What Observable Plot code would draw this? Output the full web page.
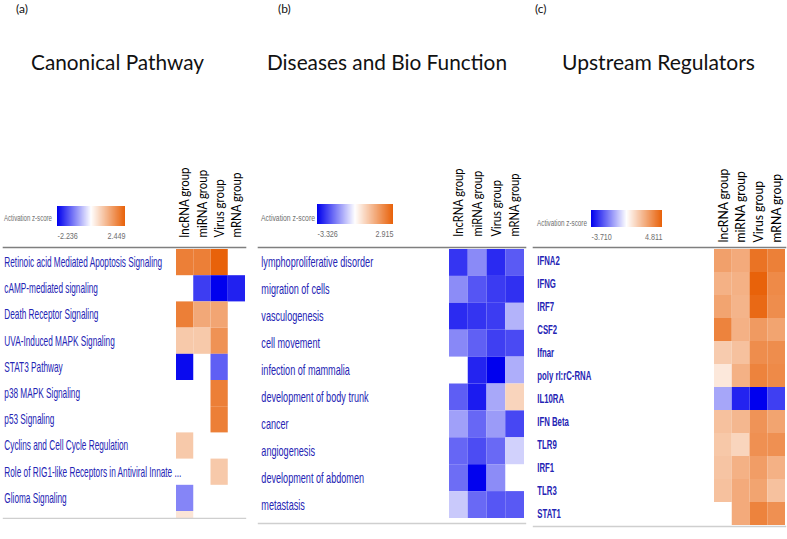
<!DOCTYPE html>
<html>
<head>
<meta charset="utf-8">
<script src="https://cdn.jsdelivr.net/npm/d3@7"></script>
<script src="https://cdn.jsdelivr.net/npm/@observablehq/plot@0.6"></script>
<style>
html, body { margin: 0; padding: 0; background: #fff; }
#root { position: relative; width: 787px; height: 539px; overflow: hidden; background: #fff; }
#root > svg, #root > div { position: absolute; }
</style>
</head>
<body>
<div id="root"></div>
<script>
// ---------- data ----------
const groups = ["lncRNA group", "miRNA group", "Virus group", "mRNA group"];

const pathways = [
  "Retinoic acid Mediated Apoptosis Signaling",
  "cAMP-mediated signaling",
  "Death Receptor Signaling",
  "UVA-Induced MAPK Signaling",
  "STAT3 Pathway",
  "p38 MAPK Signaling",
  "p53 Signaling",
  "Cyclins and Cell Cycle Regulation",
  "Role of RIG1-like Receptors in Antiviral Innate ...",
  "Glioma Signaling",
  "Aryl Hydrocarbon Receptor Signaling"
];
const pathwayZ = [
  [2.0, 2.0, 2.449, null],
  [null, -1.7, -2.236, -1.95],
  [2.0, 1.35, 1.4, null],
  [0.85, 0.85, 1.7, null],
  [-2.15, null, -1.4, null],
  [null, null, 2.0, null],
  [null, null, 2.0, null],
  [0.85, null, null, null],
  [null, null, 0.85, null],
  [-1.07, null, null, null],
  [0.4, null, null, null]
];
const pathwayRange = [-2.236, 2.449];

const diseases = [
  "lymphoproliferative disorder",
  "migration of cells",
  "vasculogenesis",
  "cell movement",
  "infection of mammalia",
  "development of body trunk",
  "cancer",
  "angiogenesis",
  "development of abdomen",
  "metastasis"
];
const diseaseZ = [
  [-2.63, -1.53, -2.78, -2.15],
  [-1.5, -2.22, -2.56, -2.7],
  [-2.76, -2.65, -2.54, -0.99],
  [-1.55, -2.07, -2.5, -2.36],
  [null, -2.86, -3.326, -1.06],
  [-2.1, -2.98, -1.13, 0.8],
  [-1.24, -1.98, -1.3, -2.4],
  [-2.0, -2.33, -1.95, -0.6],
  [-1.9, -3.3, -1.5, null],
  [-0.7, -1.95, -2.2, -2.17]
];
const diseaseRange = [-3.326, 2.915];

const regulators = [
  "IFNA2", "IFNG", "IRF7", "CSF2", "Ifnar", "poly rI:rC-RNA",
  "IL10RA", "IFN Beta", "TLR9", "IRF1", "TLR3", "STAT1"
];
const regulatorZ = [
  [2.9, 2.6, 4.3, 3.9],
  [2.4, 2.4, 4.811, 3.6],
  [2.8, 2.3, 4.6, 3.5],
  [3.8, 2.4, 3.1, 2.8],
  [1.6, 1.9, 3.5, 3.5],
  [0.7, 2.4, 3.8, 3.6],
  [-1.3, -3.2, -3.71, -2.8],
  [1.9, 2.2, 3.3, 2.8],
  [1.7, 1.3, 3.4, 3.4],
  [1.8, 2.4, 3.0, 2.4],
  [1.9, 2.6, 2.8, 1.9],
  [null, 2.6, 3.8, 3.4]
];
const regulatorRange = [-3.710, 4.811];

const panelLetters = ["(a)", "(b)", "(c)"];
const panelTitles = ["Canonical Pathway", "Diseases and Bio Function", "Upstream Regulators"];
const legendLabel = "Activation z-score";

// ---------- style / layout ----------
const BLUE = "#0000ee";
const ORANGE = "#e8620a";
const ROWCOLOR = "#2424b4";

const panels = [
  {rows: pathways, z: pathwayZ, range: pathwayRange,
   left: 0, width: 255, height: 519, mL: 3, mR: 10, mT: 247, mB: 1,
   cellX: [176, 245], cellY: [249, 249 + 11 * 26.2],
   labelX: 4, fitRow: 0, rowTarget: 158, rowSize: 14, colPad: 10, colTarget: 70, rowWeight: "normal",
   letterX: 16, titleX: 31, titleW: 173,
   legLabX: 4, legLabW: 48, legLabY: 221, barX: [57, 125], barY: [206, 226]},
  {rows: diseases, z: diseaseZ, range: diseaseRange,
   left: 255, width: 275, height: 525, mL: 3, mR: 5, mT: 247, mB: 2,
   cellX: [194, 269], cellY: [249, 518],
   labelX: 6, fitRow: 0, rowTarget: 112, rowSize: 14, colPad: 11, colTarget: 68, rowWeight: "normal",
   letterX: 278, titleX: 267, titleW: 240,
   legLabX: 261, legLabW: 54, legLabY: 221, barX: [317, 393], barY: [204, 224]},
  {rows: regulators, z: regulatorZ, range: regulatorRange,
   left: 530, width: 257, height: 528, mL: 3, mR: 2, mT: 247, mB: 2,
   cellX: [184, 255], cellY: [249, 525],
   labelX: 7, fitRow: 5, rowTarget: 54, rowSize: 13, colPad: 5, colTarget: 74, rowWeight: "bold",
   letterX: 535, titleX: 562, titleW: 193,
   legLabX: 537, legLabW: 50, legLabY: 226, barX: [591, 662], barY: [210, 227]}
];

const root = document.getElementById("root");
const NS = "http://www.w3.org/2000/svg";

function colorOpts(range) {
  return {type: "linear", domain: [range[0], 0, range[1]], range: [BLUE, "#ffffff", ORANGE]};
}

panels.forEach((p) => {
  const data = [];
  p.rows.forEach((r, i) => groups.forEach((g, j) => {
    const v = p.z[i][j];
    if (v != null) data.push({row: r, group: g, z: v});
  }));
  const svg = Plot.plot({
    width: p.width, height: p.height,
    marginLeft: p.mL, marginRight: p.mR, marginTop: p.mT, marginBottom: p.mB,
    style: {fontFamily: "'Liberation Sans', Arial, sans-serif", background: "transparent", overflow: "hidden"},
    x: {type: "band", domain: groups, range: p.cellX, padding: 0, round: false},
    y: {type: "band", domain: p.rows, range: p.cellY, padding: 0, round: false},
    color: colorOpts(p.range),
    marks: [
      Plot.cell(data, {x: "group", y: "row", fill: "z"}),
      Plot.axisX({anchor: "top", label: null, tickRotate: -90, tickSize: 0, tickPadding: p.colPad,
        fontSize: 13, fontFamily: "Lato, 'Open Sans', sans-serif", fill: "#000"}),
      Plot.axisY({anchor: "left", label: null, tickSize: 0, tickPadding: -(p.labelX - p.mL), textAnchor: "start",
        fontSize: p.rowSize, fill: ROWCOLOR, fontWeight: p.rowWeight}),
      Plot.frame({anchor: "top", stroke: "#7f7f7f", strokeWidth: 1.6}),
      Plot.frame({anchor: "bottom", stroke: "#cfcfcf", strokeWidth: 1.4})
    ]
  });
  svg.style.left = p.left + "px";
  svg.style.top = "0px";
  root.appendChild(svg);

  // horizontally condense the row labels to the reference's narrow type
  const yg = svg.querySelector('g[aria-label="y-axis tick label"]');
  if (yg) {
    const texts = yg.querySelectorAll("text");
    const t = texts[p.fitRow];
    const len = t ? t.getComputedTextLength() : 0;
    if (len > 0) {
      const s = p.rowTarget / len;
      const wrap = document.createElementNS(NS, "g");
      wrap.setAttribute("transform", `translate(${p.labelX},0) scale(${s},1) translate(${-p.labelX},0)`);
      yg.parentNode.insertBefore(wrap, yg);
      wrap.appendChild(yg);
    }
  }
  // fit the rotated column labels to their length
  const xg = svg.querySelector('g[aria-label="x-axis tick label"]');
  if (xg) {
    const t = xg.querySelector("text");
    const len = t ? t.getComputedTextLength() : 0;
    if (len > 0) {
      const s = p.colTarget / len;
      const y0 = p.mT - p.colPad;
      const wrap = document.createElementNS(NS, "g");
      wrap.setAttribute("transform", `translate(0,${y0}) scale(1,${s}) translate(0,${-y0})`);
      xg.parentNode.insertBefore(wrap, xg);
      wrap.appendChild(xg);
    }
  }

  // legend ramp
  const m = 20;
  const barW = p.barX[1] - p.barX[0];
  const barH = p.barY[1] - p.barY[0];
  const leg = Plot.legend({
    color: colorOpts(p.range),
    legend: "ramp",
    width: barW + 2 * m, height: barH + 22,
    marginLeft: m, marginRight: m, marginTop: 0, marginBottom: 22,
    tickSize: 4, ticks: p.range, tickFormat: (d) => d.toFixed(3),
    label: null,
    style: {fontSize: "9px", fontFamily: "'Liberation Sans', Arial, sans-serif", color: "#6e6e6e", background: "transparent", overflow: "visible"}
  });
  leg.querySelectorAll(".tick line").forEach((l) => l.remove());
  const tt = leg.querySelectorAll(".tick text");
  if (tt.length) {
    tt[0].setAttribute("text-anchor", "start");
    tt[tt.length - 1].setAttribute("text-anchor", "end");
    tt.forEach((t) => t.setAttribute("transform", "scale(0.8,1)"));
  }
  leg.style.left = (p.barX[0] - m) + "px";
  leg.style.top = p.barY[0] + "px";
  leg.style.position = "absolute";
  leg.style.maxWidth = "none";
  root.appendChild(leg);
});

// overlay texts: panel letters, titles, legend captions
const over = document.createElementNS(NS, "svg");
over.setAttribute("width", 787);
over.setAttribute("height", 539);
over.style.left = "0px";
over.style.top = "0px";
over.style.pointerEvents = "none";
root.appendChild(over);
function addText(str, x, y, size, fill, family, width) {
  const t = document.createElementNS(NS, "text");
  t.setAttribute("x", x);
  t.setAttribute("y", y);
  t.setAttribute("font-size", size);
  t.setAttribute("fill", fill);
  t.setAttribute("font-family", family);
  if (width) {
    t.setAttribute("textLength", width);
    t.setAttribute("lengthAdjust", "spacingAndGlyphs");
  }
  t.textContent = str;
  over.appendChild(t);
}
panels.forEach((p, i) => {
  addText(panelLetters[i], p.letterX, 12.5, 12, "#111", "Lato, 'Open Sans', sans-serif", null);
  addText(panelTitles[i], p.titleX, 70, 21, "#111", "Lato, 'Open Sans', sans-serif", p.titleW);
  addText(legendLabel, p.legLabX, p.legLabY, 9, "#6e6e6e", "'Liberation Sans', Arial, sans-serif", p.legLabW);
});
</script>
</body>
</html>
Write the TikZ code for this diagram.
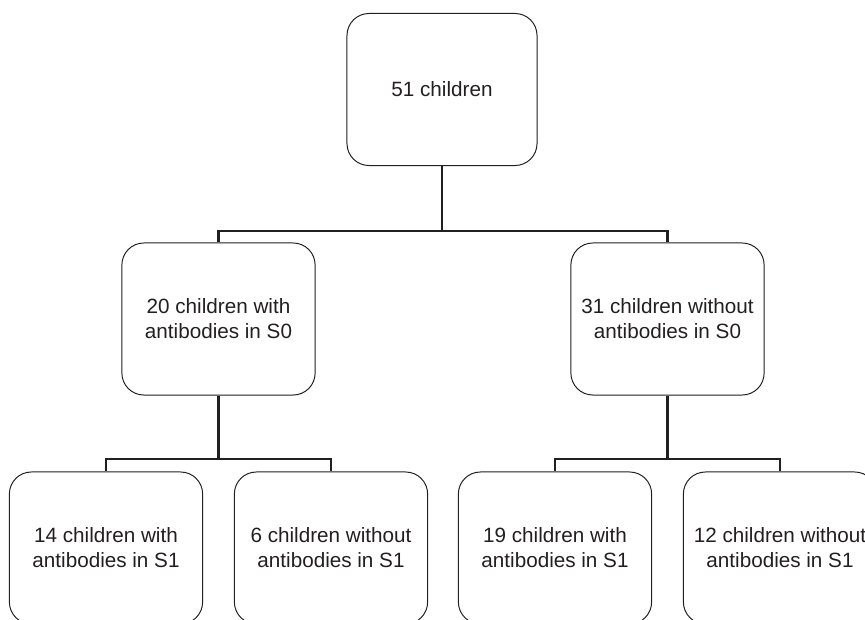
\documentclass[tikz,border=0pt]{standalone}
\usepackage{fontspec}
\setmainfont{Liberation Sans}
\definecolor{ink}{HTML}{231F20}
\tikzset{
    box/.style={draw=ink, line width=0.7pt, rounded corners=0.55cm,
        minimum width=4.83cm, minimum height=3.8cm, align=center,
        text=ink, font=\fontsize{14.7pt}{17.8pt}\selectfont},
    link/.style={draw=ink, line width=1.9pt}
}
\begin{document}
\begin{tikzpicture}[x=0.025cm, y=-0.025cm]
    \clip (0,0) rectangle (865,619);

    % Top level
    \node[box, minimum width=4.75cm] (all) at (442, 89.5) {51 children};

    % S0
    \node[box] (with0) at (218.5, 319) {20 children with\\antibodies in S0};
    \node[box] (without0) at (667.5, 319) {31 children without\\antibodies in S0};

    % S1
    \node[box] (with1a) at (106, 548) {14 children with\\antibodies in S1};
    \node[box] (without1a) at (331, 548) {6 children without\\antibodies in S1};
    \node[box] (with1b) at (555, 548) {19 children with\\antibodies in S1};
    \node[box] (without1b) at (780, 548) {12 children without\\antibodies in S1};

    % Branch points
    \coordinate (split0) at (442, 231);
    \coordinate (splitA) at (218.5, 459);
    \coordinate (splitB) at (667.5, 459);

    \draw[link] (all.south) -- (split0);
    \draw[link] (with0.north) -- (with0.north |- split0) -- (without0.north |- split0) -- (without0.north);

    \draw[link] (with0.south) -- (splitA);
    \draw[link] (with1a.north) -- (with1a.north |- splitA) -- (without1a.north |- splitA) -- (without1a.north);

    \draw[link] (without0.south) -- (splitB);
    \draw[link] (with1b.north) -- (with1b.north |- splitB) -- (without1b.north |- splitB) -- (without1b.north);
\end{tikzpicture}
\end{document}
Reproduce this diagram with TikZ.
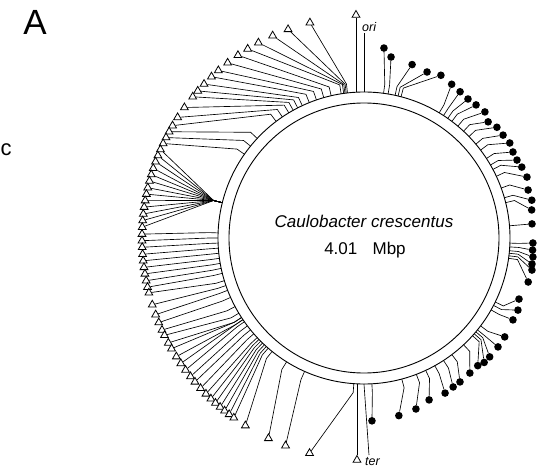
\documentclass[tikz,border=0pt]{standalone}
\usepackage{fontspec}
\setmainfont{Liberation Sans}
\usetikzlibrary{shapes.geometric}
\pgfdeclarelayer{bg}
\pgfsetlayers{bg,main}
\begin{document}
\begin{tikzpicture}[x=1pt,y=1pt,
  ring/.style={line width=0.9pt},
  conn/.style={line width=0.65pt},
  tri/.style={regular polygon, regular polygon sides=3, draw, fill=white,
    line width=0.8pt, minimum size=9pt, inner sep=0pt},
  dot/.style={circle, fill=black, minimum size=7.6pt, inner sep=0pt},
  lbl/.style={inner sep=0pt, font=\itshape\fontsize{12.5}{12.5}\selectfont}
]
\useasboundingbox (-364,-234) rectangle (180,238);
\coordinate (C) at (0,0);
\draw[ring] (C) circle[radius=146];
\draw[ring] (C) circle[radius=135];

% triangles (marker angle / genomic angle)
\foreach \m/\g [count=\i] in {
  104.1/96.5, 110.0/97, 114.3/97.5, 118.4/98, 121.6/99, 124.6/103,
  127.9/106, 131.0/109, 133.4/112, 136.1/115, 138.5/117, 140.5/119,
  144.0/121, 147.1/124, 149.6/127, 151.4/137, 153.1/141, 154.8/145,
  156.5/166, 158.2/166, 159.9/166, 161.7/166, 163.4/166, 165.1/166,
  166.9/166, 168.6/166, 170.3/166, 172.0/166, 173.8/166, 175.5/166,
  177.2/166,
  179.0/178, 180.7/180, 182.4/182, 184.2/184, 185.9/186, 187.6/188,
  189.3/190, 191.1/192, 192.8/194,
  194.3/197, 197.5/199, 200.2/201, 202.4/204, 204.5/208, 206.0/211,
  208.2/213, 209.9/213, 212.3/214, 214.4/214, 216.5/215, 218.6/217,
  220.4/219, 222.6/221, 224.6/223, 226.4/224, 228.0/225, 229.6/226,
  231.1/227, 232.6/228, 234.1/229, 237.7/231, 244.5/238, 249.3/246,
  255.8/266}{
  \node[tri] (t\i) at (\m:222) {};
  \coordinate (tg\i) at (\g:146);
  \coordinate (ts\i) at (\g:155);
  \begin{pgfonlayer}{bg}
    \draw[conn] (tg\i) -- (ts\i) -- (t\i);
  \end{pgfonlayer}
}

% filled circles (marker angle / radius / genomic angle)
\foreach \m/\r/\g [count=\i] in {
  84.0/191/82.3, 81.5/183/80.5, 74.5/180/77.7, 69.2/177.6/76.5,
  64.7/180/75.3, 60.3/177/59, 56.7/175/57, 53.2/173.6/55, 49.9/174/53,
  46.2/174.7/50, 43.1/170/47, 39.8/173/44, 36.5/173/40, 33.1/174/37,
  30.0/172/33, 27.0/171.7/30, 24.2/173/28, 20.5/174/25, 16.3/171/20,
  12.7/172/16, 9.5/170/14, 4.8/168.6/4.8, -1.7/169/-2, -4.1/169/-3.5,
  -6.4/170/-5, -8.8/170/-6, -10.8/171/-7, -15.0/170/-8, -21.5/166.6/-26,
  -25.1/170/-27.5, -28.8/170/-29.5, -35.1/172/-37, -39.1/172.7/-39,
  -43.4/173/-40, -46.0/173/-41, -48.3/171/-42, -51.9/171.6/-47,
  -56.3/173/-53, -59.1/173.6/-57, -62.4/175/-61, -68.1/174.5/-65,
  -73.1/178.7/-69, -78.9/181/-75, -87.5/183/-86.9}{
  \node[dot] (c\i) at (\m:\r) {};
  \coordinate (cg\i) at (\g:146);
  \coordinate (cs\i) at (\g:155);
  \begin{pgfonlayer}{bg}
    \draw[conn] (cg\i) -- (cs\i) -- (c\i);
  \end{pgfonlayer}
}

% ori
\node[tri] (tori) at (-8,223) {};
\coordinate (gori) at (-8,145.8);
\begin{pgfonlayer}{bg}\draw[conn] (gori) -- (tori);\end{pgfonlayer}
\coordinate (oribase) at (0,146);
\coordinate (oritop) at (0,205);
\draw[conn] (oribase) -- (oritop);
\node[lbl, anchor=base west] (orilbl) at (-2,207) {ori};

% ter
\node[tri] (tter) at (-7,-222) {};
\coordinate (gter) at (-7,-145.8);
\begin{pgfonlayer}{bg}\draw[conn] (gter) -- (tter);\end{pgfonlayer}
\coordinate (terbase) at (0,-146);
\coordinate (terend) at (5,-217);
\draw[conn] (terbase) -- (terend);
\node[lbl, anchor=north west] (terlbl) at (1,-219) {ter};

% texts
\node[inner sep=0pt, anchor=base, font=\itshape\fontsize{17}{17}\selectfont]
  (name) at (0,11) {Caulobacter crescentus};
\node[inner sep=0pt, anchor=base, font=\fontsize{17}{17}\selectfont]
  (size) at (1,-16) {4.01\hspace{0.9em}Mbp};
\node[font=\fontsize{35}{35}\selectfont] (A) at (-329,215.5) {A};
\node[inner sep=0pt, anchor=west, font=\fontsize{22}{22}\selectfont] (frag) at (-363.5,88) {c};
\end{tikzpicture}
\end{document}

_TASK DETAILS_. Copy the part that starts at the line with "Write the TikZ code for this diagram." and finishes at the line with "minimum width=4.75cm] (all)", both included, and nothing more. Pictures are left out.

_FINAL RESULT_.
Write the TikZ code for this diagram.
\documentclass[tikz,border=0pt]{standalone}
\usepackage{fontspec}
\setmainfont{Liberation Sans}
\definecolor{ink}{HTML}{231F20}
\tikzset{
    box/.style={draw=ink, line width=0.7pt, rounded corners=0.55cm,
        minimum width=4.83cm, minimum height=3.8cm, align=center,
        text=ink, font=\fontsize{14.7pt}{17.8pt}\selectfont},
    link/.style={draw=ink, line width=1.9pt}
}
\begin{document}
\begin{tikzpicture}[x=0.025cm, y=-0.025cm]
    \clip (0,0) rectangle (865,619);

    % Top level
    \node[box, minimum width=4.75cm] (all) at (442, 89.5) {51 children};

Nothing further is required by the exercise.